What you have to do: Lines containing the string "React" are to be counted; report only how many there are.

----------------------------------------

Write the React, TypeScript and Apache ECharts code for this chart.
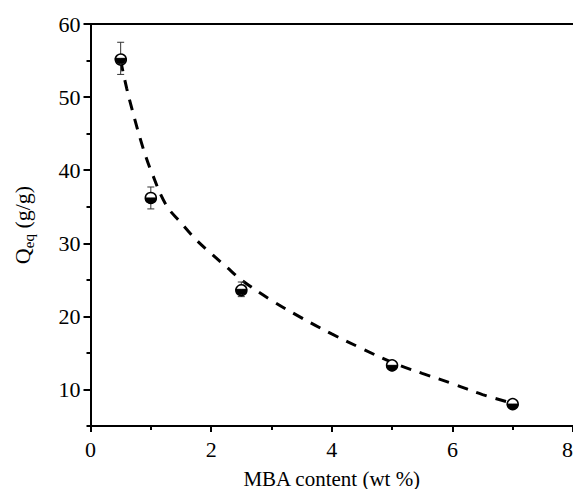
import React, { useEffect, useRef } from "react";
import * as echarts from "echarts";

const xValues = [0.5, 1, 2.5, 5, 7];
const qValues = [55.3, 36.2, 23.7, 13.3, 8.0];
const qErrors = [2.2, 1.5, 1.0, 0.3, 0.4];

const fitX = [0.5, 0.6, 0.7, 0.8, 0.9, 1.0, 1.25, 1.5, 1.75, 2.0, 2.25, 2.5, 3.0, 3.5, 4.0, 4.5, 5.0, 5.5, 6.0, 6.5, 7.0];
const fitY = [55.0, 51.2, 48.0, 45.0, 42.3, 40.0, 35.3, 32.8, 30.5, 28.6, 26.8, 25.0, 22.2, 19.8, 17.6, 15.6, 13.7, 12.2, 10.8, 9.3, 8.1];

const xTicks = [0, 2, 4, 6, 8];
const xMinorTicks = [1, 3, 5, 7];
const yTicks = [10, 20, 30, 40, 50, 60];
const yMinorTicks = [5, 15, 25, 35, 45, 55];

const FONT = "'Liberation Serif', 'Times New Roman', serif";

export default function App() {
  const ref = useRef<HTMLDivElement>(null);
  useEffect(() => {
    if (!ref.current) return;
    const chart = echarts.init(ref.current, null, { renderer: "svg" });
    const axisLine = { show: true, lineStyle: { color: "#000", width: 2 } };
    const option: any = {
      animation: false,
      backgroundColor: "#fff",
      textStyle: { fontFamily: FONT, color: "#000" },
      grid: { left: 90.5, top: 24, right: 0, bottom: 63, containLabel: false, outerBoundsMode: "none" },
      xAxis: [
        {
          type: "value",
          min: 0,
          max: 8,
          position: "bottom",
          axisLine,
          splitLine: { show: false },
          axisTick: { show: true, customValues: xTicks, length: 6, lineStyle: { width: 2, color: "#000" } },
          axisLabel: {
            customValues: xTicks,
            fontSize: 22,
            color: "#000",
            fontFamily: FONT,
            margin: 12,
            alignMaxLabel: "right",
          },
          name: "MBA content (wt %)",
          nameLocation: "middle",
          nameGap: 42,
          nameTextStyle: { fontSize: 21, color: "#000", fontFamily: FONT },
        },
        {
          type: "value",
          min: 0,
          max: 8,
          position: "bottom",
          axisLine: { show: false },
          splitLine: { show: false },
          axisTick: { show: true, customValues: xMinorTicks, length: 4, lineStyle: { width: 2, color: "#000" } },
          axisLabel: { show: false },
        },
        {
          type: "value",
          min: 0,
          max: 8,
          position: "top",
          axisLine,
          splitLine: { show: false },
          axisTick: { show: false },
          axisLabel: { show: false },
        },
      ],
      yAxis: [
        {
          type: "value",
          min: 5,
          max: 60,
          position: "left",
          axisLine,
          splitLine: { show: false },
          axisTick: { show: true, customValues: yTicks, length: 7, lineStyle: { width: 2, color: "#000" } },
          axisLabel: { customValues: yTicks, fontSize: 22, color: "#000", fontFamily: FONT, margin: 10 },
          name: "{q|Q}{s|eq}{q| (g/g)}",
          nameLocation: "middle",
          nameGap: 55,
          nameTextStyle: {
            fontFamily: FONT,
            color: "#000",
            rich: {
              q: { fontSize: 22, fontFamily: FONT, color: "#000", lineHeight: 26 },
              s: { fontSize: 15, fontFamily: FONT, color: "#000", lineHeight: 15, padding: [12, 0, 0, 0] },
            },
          },
        },
        {
          type: "value",
          min: 5,
          max: 60,
          position: "left",
          axisLine: { show: false },
          splitLine: { show: false },
          axisTick: { show: true, customValues: yMinorTicks, length: 4, lineStyle: { width: 2, color: "#000" } },
          axisLabel: { show: false },
        },
        {
          type: "value",
          min: 5,
          max: 60,
          position: "right",
          axisLine,
          splitLine: { show: false },
          axisTick: { show: false },
          axisLabel: { show: false },
        },
      ],
      series: [
        {
          type: "line",
          xAxisIndex: 0,
          yAxisIndex: 0,
          data: fitX.map((x, i) => [x, fitY[i]]),
          smooth: 0.4,
          symbol: "none",
          lineStyle: { color: "#000", width: 3, type: [11, 9], cap: "butt" },
          z: 2,
        },
        {
          type: "custom",
          xAxisIndex: 0,
          yAxisIndex: 0,
          data: xValues.map((x, i) => [x, qValues[i], qErrors[i]]),
          z: 5,
          renderItem: (params: any, api: any) => {
            const x = api.value(0);
            const y = api.value(1);
            const e = api.value(2);
            const c = api.coord([x, y]);
            const t = api.coord([x, y + e]);
            const b = api.coord([x, y - e]);
            const cap = 3.5;
            const r = 5.5;
            const errStyle = { stroke: "#333", lineWidth: 1 };
            return {
              type: "group",
              children: [
                { type: "line", shape: { x1: c[0], y1: t[1], x2: c[0], y2: b[1] }, style: errStyle },
                { type: "line", shape: { x1: c[0] - cap, y1: t[1], x2: c[0] + cap, y2: t[1] }, style: errStyle },
                { type: "line", shape: { x1: c[0] - cap, y1: b[1], x2: c[0] + cap, y2: b[1] }, style: errStyle },
                { type: "circle", shape: { cx: c[0], cy: c[1], r }, style: { fill: "#fff", stroke: "#000", lineWidth: 1.5 } },
                {
                  type: "sector",
                  shape: { cx: c[0], cy: c[1], r0: 0, r, startAngle: 0, endAngle: Math.PI, clockwise: true },
                  style: { fill: "#000", stroke: "#000", lineWidth: 1 },
                },
              ],
            };
          },
        },
      ],
    };
    chart.setOption(option);
    return () => chart.dispose();
  }, []);
  return (
    <div
      ref={ref}
      style={{ position: "fixed", left: 0, top: 0, width: 573, height: 489, background: "#fff" }}
    />
  );
}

----------------------------------------

Output below: 2